• Task description:
Skip all pictures. Write out the data below from its first line through the line that contains "import plotly.graph_objects as go".

• Given information:
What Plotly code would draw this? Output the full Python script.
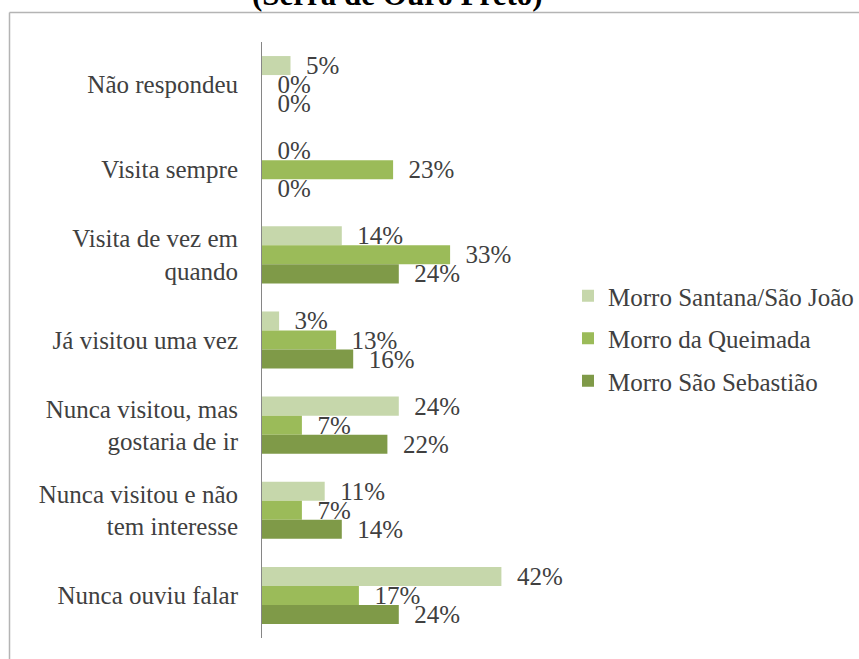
import plotly.graph_objects as go

categories = [
    "Não respondeu",
    "Visita sempre",
    "Visita de vez em<br>quando",
    "Já visitou uma vez",
    "Nunca visitou, mas<br>gostaria de ir",
    "Nunca visitou e não<br>tem interesse",
    "Nunca ouviu falar",
]
series_names = ["Morro Santana/São João", "Morro da Queimada", "Morro São Sebastião"]
santana = [5, 0, 14, 3, 24, 11, 42]
queimada = [0, 23, 33, 13, 7, 7, 17]
sebastiao = [0, 0, 24, 16, 22, 14, 24]
colors = ["#c6d7ab", "#9bbb59", "#7f9a48"]

FONT = "Liberation Serif"
TXT = "#404040"
FS = 25

fig = go.Figure()
for i, (name, vals) in enumerate(zip(series_names, [santana, queimada, sebastiao])):
    fig.add_trace(go.Bar(
        y=categories, x=vals, name=name, orientation="h",
        marker=dict(color=colors[i], line=dict(width=0)),
        text=["\u00a0\u00a0" + f"{v}%" for v in vals],
        textposition="outside", constraintext="none", cliponaxis=False,
        textfont=dict(family=FONT, size=FS, color=TXT),
        legendgroup=f"g{i}", hoverinfo="skip",
    ))

W, H = 859, 659
L, R, T, B = 262, 312, 42, 21
pw = W - L - R
ph = H - T - B

def px_x(p):
    return (p - L) / pw

def px_y(p):
    return 1 - (p - T) / ph

fig.update_layout(
    width=W, height=H,
    margin=dict(l=L, r=R, t=T, b=B, autoexpand=False),
    paper_bgcolor="white", plot_bgcolor="white",
    barmode="group", bargap=0.33, bargroupgap=0,
    font=dict(family=FONT, size=FS, color=TXT),
    showlegend=True,
    legend=dict(
        x=px_x(568), y=px_y(273), xanchor="left", yanchor="top",
        traceorder="grouped", tracegroupgap=7,
        font=dict(family=FONT, size=FS, color=TXT),
        bgcolor="rgba(0,0,0,0)", itemwidth=30,
    ),
    xaxis=dict(range=[0, 50], visible=False, fixedrange=True),
    yaxis=dict(
        autorange="reversed", showline=True, linecolor="#868686", linewidth=1,
        showgrid=False, ticks="outside", ticklen=18, tickcolor="rgba(0,0,0,0)",
        tickfont=dict(family=FONT, size=FS, color=TXT), zeroline=False,
    ),
    shapes=[
        dict(type="line", xref="paper", yref="paper",
             x0=px_x(9.5), x1=px_x(900), y0=px_y(12.5), y1=px_y(12.5),
             line=dict(color="#b4b4b4", width=1.5)),
        dict(type="line", xref="paper", yref="paper",
             x0=px_x(9.5), x1=px_x(9.5), y0=px_y(12.5), y1=px_y(700),
             line=dict(color="#b4b4b4", width=1.5)),
    ],
    annotations=[
        dict(text="<b>(Serra de Ouro Preto)</b>", xref="paper", yref="paper",
             x=px_x(397), y=px_y(14), xanchor="center", yanchor="bottom",
             showarrow=False, font=dict(family=FONT, size=31, color="black")),
    ],
)

fig.write_html(
    "out.html",
    config={"displayModeBar": False, "staticPlot": True},
    post_script="document.body.style.margin='0';document.body.style.padding='0';",
)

• Task answer:
What Plotly code would draw this? Output the full Python script.
import plotly.graph_objects as go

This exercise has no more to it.